Simmetricamente, di fronte a un’entità che non abbia ancora un suo nome le nostre reazioni saranno necessariamente incerte: potremmo dire, anzi, che a tutti gli effetti quell’entità per noi non esiste.  Avrete notato, suppongo, che soltanto dopo che l’uso giornalistico e televisivo ha trasformato in un vero e proprio nome l’acronimo Sars abbiamo cominciato ad avere davvero paura di quella malattia.  Quella di “sindrome respiratoria acuta” era una definizione troppo astrusa e il termine di “polmonite atipica” era troppo generico per suscitare delle vere reazioni emotive a livello di massa: in fondo, la gente non sa bene cosa sia una sindrome e si è abituata da un pezzo a convivere con la polmonite.  Ma la “Sars”, be’, la Sars è davvero un’altra cosa e la novità del nome è abbastanza inquietante per convincerci della pericolosità del fenomeno.  Tra l’invenzione del termine e la fioritura di mascherine e termometri negli aeroporti c’è indubbiamente un legame che non è soltanto cronologico.
Lo spot di cui parlavamo, dunque, parte piuttosto bene.  Peccato che quando si tratta di venire al dunque viri nella demenzialità pura, con l’intervento di una voce fuori campo che ci raccomanda, nel caso desiderassimo acquistare delle buste di salumi preaffettati, di scegliere quelle che portano un certo, celebre nome.  Che significa spingere il processo veramente un po’ troppo in là, perché i marchi commerciali sono anch’essi dei nomi, naturalmente, ma nomi in regime di concorrenza, contrapposti gli uni agli altri in una contesa per risolvere la quale né il legislatore platonico né la comunità dei parlanti possono fornirci dei criteri.  Per decidere qual è il migliore salame tra due, ammesso che mi piaccia il salame e non abbia particolari problemi di trigliceridi, altro non posso fare che assaggiarlo ed è questo che, in genere, la pubblicità mi raccomanda di fare.  Uno spot che mi consiglia di affidarmi soltanto al prestigio della marca, oltre ad abusare della mia credulità, ha il grave difetto di dare per acclarato quello che, in fondo, è il problema di base, se esista – cioè – su quella marca un consenso che ne garantisca l’eccellenza.  Anche perché se un tale consenso ci fosse il prodotto non avrebbe affatto bisogno di essere pubblicizzato.
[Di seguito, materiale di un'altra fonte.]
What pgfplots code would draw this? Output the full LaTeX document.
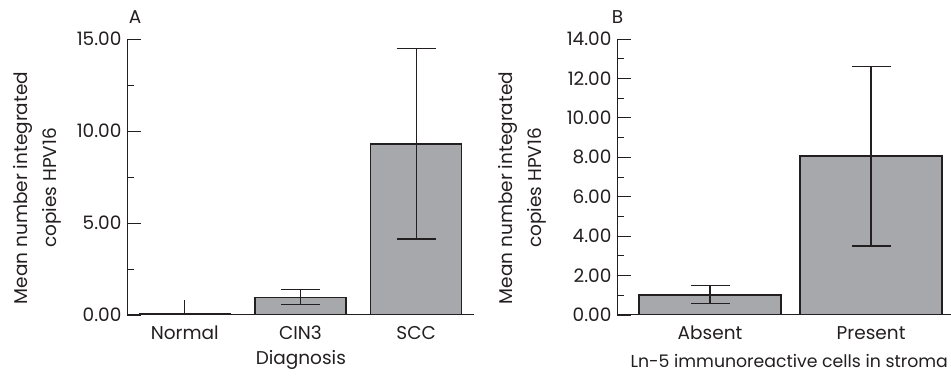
\documentclass[border=0pt]{standalone}
\usepackage{fontspec}
\setmainfont{Poppins}
\usepackage{pgfplots}
\pgfplotsset{compat=1.18}
\definecolor{barfill}{HTML}{A7A8AB}
\definecolor{ink}{HTML}{231F20}
\pgfplotsset{
  panel/.style={
    scale only axis,
    axis lines=left,
    axis line style={-, line width=1pt, color=ink},
    tick align=inside,
    major tick length=14pt,
    minor tick length=7pt,
    ytick style={line width=0.8pt, color=ink},
    xtick style={draw=none},
    ymin=0,
    every tick label/.append style={font=\fontsize{18.5}{20}\selectfont, color=ink},
    /pgf/number format/.cd, fixed, fixed zerofill, precision=2, assume math mode=true, 1000 sep={},
    /pgfplots/.cd,
    yticklabel style={xshift=-2pt},
    xticklabel style={anchor=base, yshift=-25pt},
    label style={font=\fontsize{18.5}{29}\selectfont, color=ink},
    ylabel style={align=center, anchor=center, rotate=0},
    bars/.style={ybar, bar shift=0pt, fill=barfill, draw=ink, line width=1.3pt},
    errs/.style={draw=none, fill=none, forget plot, mark=none,
      error bars/.cd, y dir=both, y explicit,
      error bar style={line width=1.3pt, color=ink},
      error mark options={rotate=90, line width=1.3pt, color=ink, mark size=19.5pt}},
  }
}
\begin{document}
\begin{tikzpicture}[x=1pt,y=1pt]
\path[use as bounding box, clip] (0,0) rectangle (951,377);
% Panel A
\begin{axis}[panel,
  at={(127pt,62pt)}, anchor=south west,
  width=347pt, height=276pt,
  xmin=-0.5, xmax=2.5, ymax=15,
  ytick={0,5,10,15}, minor ytick={2.5,7.5,12.5},
  xtick={0,1,2}, xticklabels={Normal,CIN3,SCC},
  xlabel={Diagnosis},
  xlabel style={at={(axis description cs:0.501,-0.181)}, anchor=base},
  ylabel={Mean number integrated\\copies HPV16},
  ylabel style={at={(axis description cs:-0.258,0.46)}},
  bar width=91pt,
]
\addplot[bars] coordinates {(0,0.07) (1,0.96) (2,9.29)};
\addplot[errs] coordinates {(1,0.96) += (0,0.41) -= (0,0.38) (2,9.29) += (0,5.21) -= (0,5.16)};
\addplot[draw=none, fill=none, forget plot, mark=none,
  error bars/.cd, y dir=minus, y explicit,
  error bar style={line width=1.3pt, color=ink},
  error mark options={rotate=90, line width=1.3pt, color=ink, mark size=19.5pt}]
  coordinates {(0,0.07) -= (0,0.07)};
\addplot[draw=none, fill=none, forget plot, mark=none,
  error bars/.cd, y dir=plus, y explicit, error mark=none,
  error bar style={line width=1.3pt, color=ink}]
  coordinates {(0,0.07) += (0,0.73)};
\end{axis}
% Panel B
\begin{axis}[panel,
  at={(617pt,62pt)}, anchor=south west,
  width=334.6pt, height=276pt,
  xmin=-0.578, xmax=1.5, ymax=14,
  ytick={0,2,...,14}, minor ytick={1,3,...,13},
  xtick={0,1}, xticklabels={Absent,Present},
  xlabel={Ln-5 immunoreactive cells in stroma},
  xlabel style={at={(axis description cs:0.030,-0.192)}, anchor=base west, font=\fontsize{17.3}{20}\selectfont},
  ylabel={Mean number integrated\\copies HPV16},
  ylabel style={at={(axis description cs:-0.282,0.46)}},
  bar width=142pt,
]
\addplot[bars] coordinates {(0,1.02) (1,8.07)};
\addplot[errs] coordinates {(0,1.02) += (0,0.47) -= (0,0.45) (1,8.07) += (0,4.55) -= (0,4.57)};
\end{axis}
\node[font=\fontsize{18.5}{20}\selectfont, text=ink] at (135,359.5) {A};
\node[font=\fontsize{18.5}{20}\selectfont, text=ink] at (617.5,359.5) {B};
\end{tikzpicture}
\end{document}
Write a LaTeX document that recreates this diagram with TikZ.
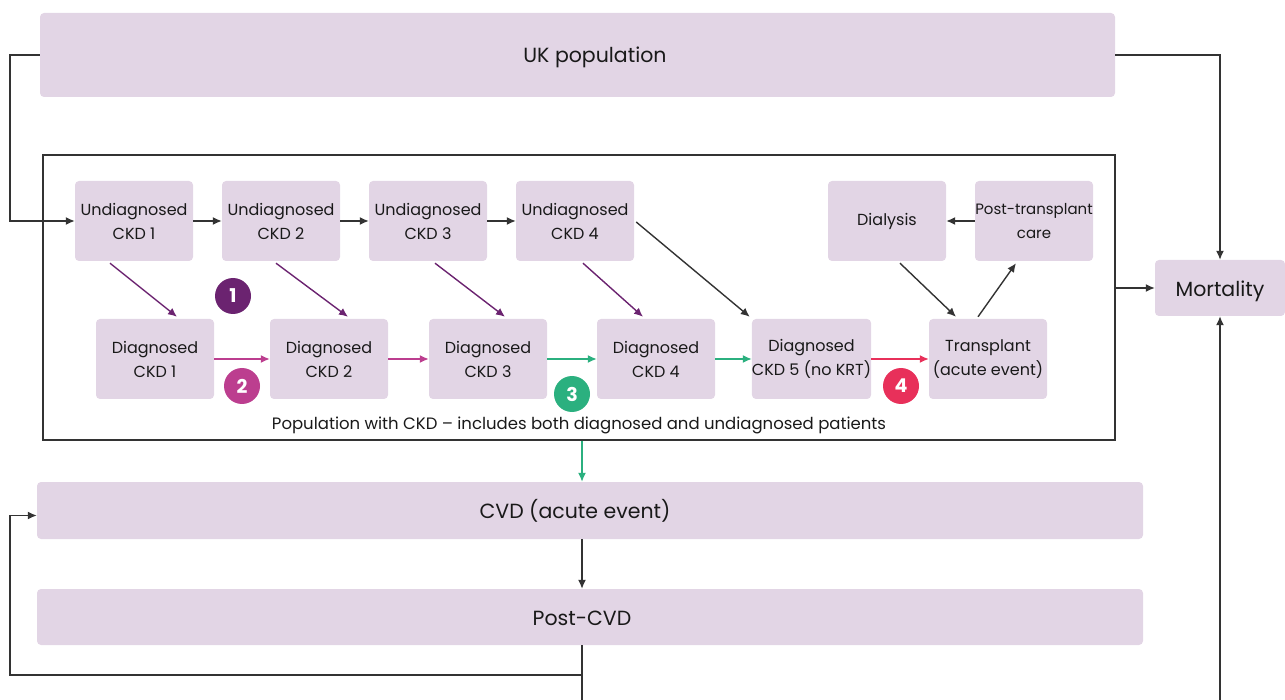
\documentclass[tikz,border=0pt]{standalone}
\usepackage{fontspec}
\setmainfont{Poppins}
\usetikzlibrary{arrows.meta,calc}
\definecolor{boxfill}{HTML}{E2D5E5}
\definecolor{dk}{HTML}{333333}
\definecolor{cpur}{HTML}{6B2370}
\definecolor{cmag}{HTML}{BC3E8F}
\definecolor{cgrn}{HTML}{2BB07F}
\definecolor{cred}{HTML}{E8305A}
\tikzset{
  box/.style={fill=boxfill, rounded corners=4pt, inner sep=0pt, align=center, font=\fontsize{16}{24}\selectfont, text=black!90},
  small/.style={box, minimum width=118pt, minimum height=80pt},
  wide/.style={fill=boxfill, rounded corners=4pt, inner sep=0pt},
  lbl/.style={inner sep=0pt, font=\fontsize{20.5}{22}\selectfont, text=black!90},
  conn/.style={draw=dk, line width=1.4pt, -{Latex[length=9pt,width=8pt]}},
  cconn/.style={line width=1.4pt, -{Latex[length=9pt,width=8pt]}},
  num/.style={circle, minimum size=36pt, inner sep=0pt, text=white, font=\fontsize{19}{19}\selectfont\bfseries},
}
\begin{document}
\begin{tikzpicture}[x=1pt,y=-1pt]
\useasboundingbox (0,0) rectangle (1285,700);
% big boxes
\node[wide, minimum width=1075pt, minimum height=84pt] (uk) at (577.5,55) {};
\node[lbl] (ukl) at (595,57) {UK population};
\node[draw=dk, line width=1.5pt, minimum width=1072pt, minimum height=285pt, inner sep=0pt] (frame) at (579,297.5) {};
\node[wide, minimum width=1106pt, minimum height=57pt] (cvd) at (590,510.5) {};
\node[lbl] (cvdl) at (575,511) {CVD (acute event)};
\node[wide, minimum width=1106pt, minimum height=56pt] (pcvd) at (590,617) {};
\node[lbl] (pcvdl) at (582,618) {Post-CVD};
\node[wide, minimum width=130pt, minimum height=56pt] (mort) at (1220,288) {};
\node[lbl] (mortl) at (1220,291) {Mortality};
% undiagnosed row
\node[small] (u1) at (134,221) {Undiagnosed\\CKD 1};
\node[small] (u2) at (281,221) {Undiagnosed\\CKD 2};
\node[small] (u3) at (428,221) {Undiagnosed\\CKD 3};
\node[small] (u4) at (575,221) {Undiagnosed\\CKD 4};
\node[small] (dia) at (887,221) {Dialysis};
\node[small, font=\fontsize{15}{24}\selectfont] (post) at (1034,221) {Post-transplant\\care};
% diagnosed row
\node[small] (d1) at (155,359) {Diagnosed\\CKD 1};
\node[small] (d2) at (329,359) {Diagnosed\\CKD 2};
\node[small] (d3) at (488,359) {Diagnosed\\CKD 3};
\node[small] (d4) at (656,359) {Diagnosed\\CKD 4};
\node[small] (d5) at (811.5,359) {Diagnosed\\CKD 5 (no KRT)};
\node[small] (tr) at (988,359) {Transplant\\(acute event)};
\node[inner sep=0pt, font=\fontsize{16.5}{18}\selectfont, text=black!90] (poplbl) at (579,425) {Population with CKD -- includes both diagnosed and undiagnosed patients};
% numbers
\node[num, fill=cpur] (n1) at (233,296) {1};
\node[num, fill=cmag] (n2) at (242,386) {2};
\node[num, fill=cgrn] (n3) at (572,394) {3};
\node[num, fill=cred] (n4) at (901,386) {4};
% connectors
\draw[conn] (uk.west) -- ++(-30,0) |- (u1.west);
\draw[conn] (uk.east) -| (mort.north);
\draw[conn] (mort.west -| frame.east) -- (mort.west);
\coordinate (mb) at (1220,700);
\draw[conn] (mb) -- (mort.south);
\draw[conn] (u1) -- (u2);
\draw[conn] (u2) -- (u3);
\draw[conn] (u3) -- (u4);
\draw[conn] (post.west) -- (dia.east);
\draw[cconn, cpur] ($(u1.south)+(-24,2)$) -- ($(d1.north)+(22,-2)$);
\draw[cconn, cpur] ($(u2.south)+(-5,2)$) -- ($(d2.north)+(19,-2)$);
\draw[cconn, cpur] ($(u3.south)+(7,2)$) -- ($(d3.north)+(17,-2)$);
\draw[cconn, cpur] ($(u4.south)+(8,2)$) -- ($(d4.north)+(-13,-2)$);
\draw[conn] ($(u4.east)+(2,1)$) -- ($(d5.north west)+(-2,-2)$);
\draw[conn] ($(dia.south)+(13,2)$) -- ($(tr.north)+(-32,-2)$);
\draw[conn] ($(tr.north)+(-10,-2)$) -- ($(post.south)+(-18,2)$);
\draw[cconn, cmag] (d1) -- (d2);
\draw[cconn, cmag] (d2) -- (d3);
\draw[cconn, cgrn] (d3) -- (d4);
\draw[cconn, cgrn] (d4) -- (d5);
\draw[cconn, cred] (d5) -- (tr);
\draw[cconn, cgrn] (frame.south -| pcvdl) -- (cvd.north -| pcvdl);
\draw[conn] (cvd.south -| pcvdl) -- (pcvd.north -| pcvdl);
\coordinate (pb) at (582,700);
\coordinate (br) at (582,675);
\draw[draw=dk, line width=1.4pt] (pcvd.south -| pcvdl) -- (pb);
\draw[conn] (br) -- (10,675) |- ($(cvd.west)+(0,5)$);
\end{tikzpicture}
\end{document}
Ma le leggi della comunicazione di massa sono spietate e si fondano – soprattutto – su una rigorosa distinzione dei ruoli.  C’è chi vuole convincere e ci deve essere chi si lascia convincere.  A lasciare spazio alla critica costruttiva non ci pensa proprio nessuno.  Una volta si diceva che a convincere era il confronto: oggi come oggi, invitare i consumatori a un confronto può essere altrettanto pericoloso che permettere ai cittadini di verificare nel concreto l’affidabilità delle promesse dei politici.  È molto più sicuro impiantare a martellate nella zucca del pubblico delle verità puramente nominali.  Siamo tutti, cittadini e consumatori, prigionieri di un’organizzazione autoritaria dei messaggi che riceviamo: una prigionia da cui nessun James Bond (o nessun Bubi) sembra, al momento, in grado di liberarci.